> _The task_
From the entries below, copy exactly the lines from the one that contains "Write the Chart.js code for this chart." through the one that contains "percentuali, con il", both included, and only those.
** Begin Records for the task **
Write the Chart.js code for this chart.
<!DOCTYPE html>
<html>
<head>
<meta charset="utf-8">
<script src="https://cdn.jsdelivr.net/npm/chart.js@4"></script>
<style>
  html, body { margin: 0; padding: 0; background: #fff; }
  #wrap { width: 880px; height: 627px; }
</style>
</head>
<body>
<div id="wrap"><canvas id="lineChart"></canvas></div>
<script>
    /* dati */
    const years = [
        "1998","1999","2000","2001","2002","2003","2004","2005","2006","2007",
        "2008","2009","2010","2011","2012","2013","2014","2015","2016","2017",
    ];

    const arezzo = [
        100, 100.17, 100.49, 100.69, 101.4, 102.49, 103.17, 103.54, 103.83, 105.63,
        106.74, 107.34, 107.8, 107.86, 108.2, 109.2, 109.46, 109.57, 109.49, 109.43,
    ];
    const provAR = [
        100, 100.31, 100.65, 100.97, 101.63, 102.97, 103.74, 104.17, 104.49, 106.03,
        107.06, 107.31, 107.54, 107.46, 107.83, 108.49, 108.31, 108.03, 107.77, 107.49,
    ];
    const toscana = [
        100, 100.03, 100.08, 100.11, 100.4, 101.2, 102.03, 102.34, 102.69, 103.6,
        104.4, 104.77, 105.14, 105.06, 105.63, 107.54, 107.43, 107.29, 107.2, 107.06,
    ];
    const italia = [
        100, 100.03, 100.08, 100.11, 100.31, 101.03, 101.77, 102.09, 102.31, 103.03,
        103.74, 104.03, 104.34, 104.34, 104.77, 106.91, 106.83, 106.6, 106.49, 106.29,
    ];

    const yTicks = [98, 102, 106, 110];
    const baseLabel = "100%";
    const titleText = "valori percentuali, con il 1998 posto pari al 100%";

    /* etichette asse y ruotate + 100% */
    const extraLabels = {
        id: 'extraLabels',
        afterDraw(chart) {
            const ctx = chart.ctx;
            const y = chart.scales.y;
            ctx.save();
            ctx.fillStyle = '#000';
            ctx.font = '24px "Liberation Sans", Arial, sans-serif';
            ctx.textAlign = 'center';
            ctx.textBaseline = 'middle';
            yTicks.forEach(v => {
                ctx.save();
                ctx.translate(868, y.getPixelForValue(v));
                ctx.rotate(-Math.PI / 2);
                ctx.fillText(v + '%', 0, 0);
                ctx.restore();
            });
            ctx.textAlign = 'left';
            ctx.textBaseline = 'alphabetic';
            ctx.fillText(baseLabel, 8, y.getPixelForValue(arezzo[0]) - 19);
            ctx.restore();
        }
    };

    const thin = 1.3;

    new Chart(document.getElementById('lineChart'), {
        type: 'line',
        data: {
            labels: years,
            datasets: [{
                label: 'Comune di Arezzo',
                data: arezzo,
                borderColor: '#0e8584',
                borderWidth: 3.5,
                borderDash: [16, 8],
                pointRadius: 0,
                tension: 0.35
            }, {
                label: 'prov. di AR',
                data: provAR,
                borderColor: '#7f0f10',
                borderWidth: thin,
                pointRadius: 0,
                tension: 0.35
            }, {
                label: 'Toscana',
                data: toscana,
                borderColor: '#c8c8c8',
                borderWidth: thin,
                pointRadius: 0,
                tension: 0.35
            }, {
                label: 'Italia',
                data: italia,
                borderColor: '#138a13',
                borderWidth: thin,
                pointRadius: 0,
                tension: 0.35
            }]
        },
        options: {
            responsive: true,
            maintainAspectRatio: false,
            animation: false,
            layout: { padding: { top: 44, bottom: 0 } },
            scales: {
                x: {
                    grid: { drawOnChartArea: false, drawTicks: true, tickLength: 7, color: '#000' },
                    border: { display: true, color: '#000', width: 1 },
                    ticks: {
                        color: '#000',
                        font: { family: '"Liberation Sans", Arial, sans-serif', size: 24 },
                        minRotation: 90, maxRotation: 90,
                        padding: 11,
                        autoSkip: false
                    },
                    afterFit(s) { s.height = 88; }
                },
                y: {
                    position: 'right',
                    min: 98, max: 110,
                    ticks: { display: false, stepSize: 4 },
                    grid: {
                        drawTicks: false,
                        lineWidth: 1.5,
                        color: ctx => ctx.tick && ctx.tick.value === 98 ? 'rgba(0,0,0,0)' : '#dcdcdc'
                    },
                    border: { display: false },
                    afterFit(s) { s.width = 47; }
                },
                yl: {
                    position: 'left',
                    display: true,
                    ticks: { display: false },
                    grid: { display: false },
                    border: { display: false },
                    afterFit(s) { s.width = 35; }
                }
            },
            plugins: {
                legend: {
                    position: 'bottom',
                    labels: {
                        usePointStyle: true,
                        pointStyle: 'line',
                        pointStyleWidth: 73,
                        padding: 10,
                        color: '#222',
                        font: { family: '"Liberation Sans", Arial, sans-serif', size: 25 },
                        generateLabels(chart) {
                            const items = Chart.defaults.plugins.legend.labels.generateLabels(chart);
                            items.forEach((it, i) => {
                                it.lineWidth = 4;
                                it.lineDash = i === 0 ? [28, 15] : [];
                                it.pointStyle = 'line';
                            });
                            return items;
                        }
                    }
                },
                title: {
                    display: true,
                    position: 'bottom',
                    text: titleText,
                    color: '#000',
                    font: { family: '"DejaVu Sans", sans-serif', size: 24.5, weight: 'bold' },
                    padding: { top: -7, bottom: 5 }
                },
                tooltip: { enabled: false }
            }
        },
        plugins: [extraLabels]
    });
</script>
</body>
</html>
** End Records for the task **
** Begin Records for the task **
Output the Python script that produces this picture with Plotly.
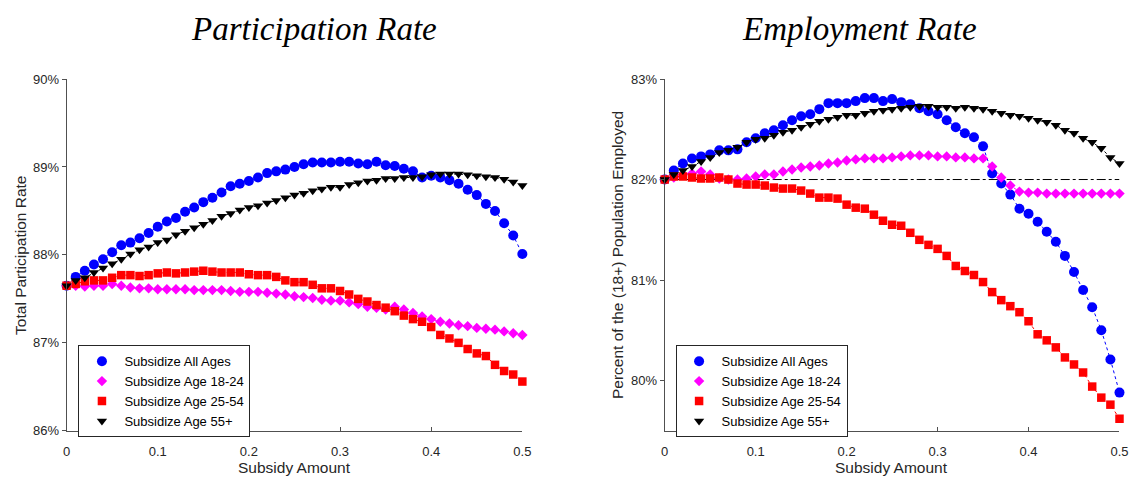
** End Records for the task **
> _Expected answer_
Write the Chart.js code for this chart.
<!DOCTYPE html>
<html>
<head>
<meta charset="utf-8">
<script src="https://cdn.jsdelivr.net/npm/chart.js@4"></script>
<style>
  html, body { margin: 0; padding: 0; background: #fff; }
  #wrap { width: 880px; height: 627px; }
</style>
</head>
<body>
<div id="wrap"><canvas id="lineChart"></canvas></div>
<script>
    /* dati */
    const years = [
        "1998","1999","2000","2001","2002","2003","2004","2005","2006","2007",
        "2008","2009","2010","2011","2012","2013","2014","2015","2016","2017",
    ];

    const arezzo = [
        100, 100.17, 100.49, 100.69, 101.4, 102.49, 103.17, 103.54, 103.83, 105.63,
        106.74, 107.34, 107.8, 107.86, 108.2, 109.2, 109.46, 109.57, 109.49, 109.43,
    ];
    const provAR = [
        100, 100.31, 100.65, 100.97, 101.63, 102.97, 103.74, 104.17, 104.49, 106.03,
        107.06, 107.31, 107.54, 107.46, 107.83, 108.49, 108.31, 108.03, 107.77, 107.49,
    ];
    const toscana = [
        100, 100.03, 100.08, 100.11, 100.4, 101.2, 102.03, 102.34, 102.69, 103.6,
        104.4, 104.77, 105.14, 105.06, 105.63, 107.54, 107.43, 107.29, 107.2, 107.06,
    ];
    const italia = [
        100, 100.03, 100.08, 100.11, 100.31, 101.03, 101.77, 102.09, 102.31, 103.03,
        103.74, 104.03, 104.34, 104.34, 104.77, 106.91, 106.83, 106.6, 106.49, 106.29,
    ];

    const yTicks = [98, 102, 106, 110];
    const baseLabel = "100%";
    const titleText = "valori percentuali, con il 1998 posto pari al 100%";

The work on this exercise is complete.